News and social media feeds worldwide have been consumed by the devastating waves of violent attacks in Paris and Beirut, which took and maimed hundreds of innocent lives and seems to have left all of us reeling.
It has been incredible to see people from all corners of the world unite in voicing their support for all of those affected by these transgressions against humanity, but it has also sparked a passionate debate over who and what is responsible for the attacks, and how we can prevent them in the future.
“It’s an act of war, committed by a terrorist army Daesh (ISIS), an army of Jihadists, against France,” Hollande said. “We will lead the fight, and we will be ruthless, and we had to be here among the people who were subject to these atrocities because when the terrorists are capable of doing such acts they must know that they will face a France very determined — a France united.”
But in the whirlwind of dialogue that has ensued, some people have made startling and borderline islamophobic accusations blaming migrants for the carnage. Republican congressman Jeff Duncan and actor Rob Lowe were among many who published messages implying that France’s acceptance of refugees was the cause of the terrorist attacks.
“How’s that Syrian refugee resettlement look now?” Duncan Tweeted. “How about that mass migration into Europe? Terrorism is alive & well in the world. #No”
Not only are these posts concerning because they exhibit a fundamental misunderstanding of what these millions of people are fleeing to begin with, but they also support governments that have decided to shut their doors to refugees in the wake of the latest attacks.
While this knee-jerk reaction of countries to close their borders to immigrants might appear on the surface to be a wise move, the truth is that we’re just compounding the problem. And it may be true that ISIS is using the refugee crisis to infiltrate other countries–but would they have been able to do so if we had been properly relocating the displaced?
Terrorist organizations are fueled by fear and chaos, and they have exploited the war in Syria from the very beginning. Hundreds of thousands of Syrians have been forced out of their homes by ISIS and similar groups. They prey upon all those who remain in the region for recruitment, offering money and shelter to desperate refugees who reside in poorly maintained refugee camps.
One former member said that for allegiance, recruits are sometimes given “a house with free electricity and water provided to you due to the Khilafah (the caliphate or state) and no rent included.”
It’s also been reported that ISIS actively recruits refugees who are fleeing into Europe, particularly children who are in dire need of connections and support. Many of these people were separated from their families as a result of European countries’ struggleto organize, identify, and transport incoming migrants safely and efficiently.

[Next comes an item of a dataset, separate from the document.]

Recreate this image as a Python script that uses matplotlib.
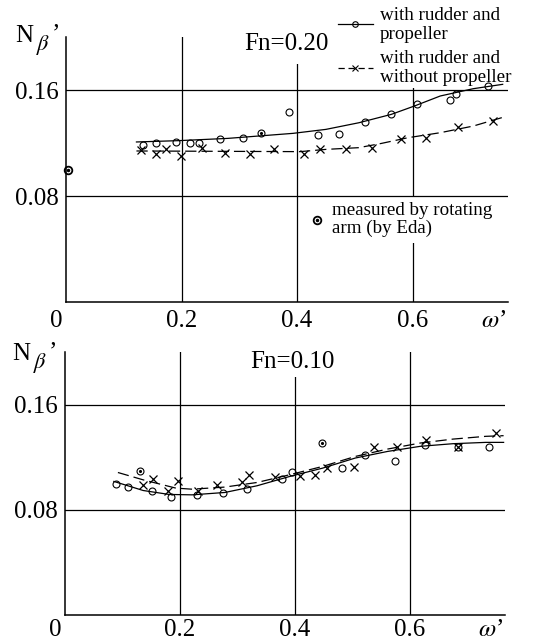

Last month, I interviewed Carol Malouf, a journalist who recently filmed a documentary of her expedition with migrants travelling from Syria to Europe; she warned me about countries’ lax identification standards. “You go to the camp, and nobody takes your identification. You can pretend to be anybody,” Malouf said. “You give any name to UNHCR, and it becomes your displaced identity.”
This month, I set off on a journey to see the plight of the refugees for myself. The first stop on my trip was Slovenia, one of the smaller European countries that have allegedly employed means such as pepper spray to deter uncooperative migrants.
Sadly, volunteers providing aid at the camp told me that even Arab governments provided little help to transport and care for the displaced. Mohammad, an aid worker in the town of Dobova at the Slovenia-Croatia border, wondered how Turkey is allowing the departure of boats from its shores knowing the chaos happening in Europe. Is it the refugees who are to blame for not being properly taken care of, or is it actually our neglect that has bred an environment ripe for ISIS recruitment?
By villainizing refugees who have already lost their families, homes, and lives, we are unknowingly playing into the hands of terrorist organizations who love to see us fight one another. The only way to truly solve these issues is by solving the refugee crisis, and focusing our efforts to finding more ways to fight ISIS and any other factions responsible for the loss of innocent life.
As long as governments continue to allow millions of people to suffer through displacement, radical organizations will be able to manipulate them into tools of destruction. We shouldn’t be turning our backs on these people–we should be motivated now more than ever to unify our global resources and finally solve a world crisis that has continued for far too long.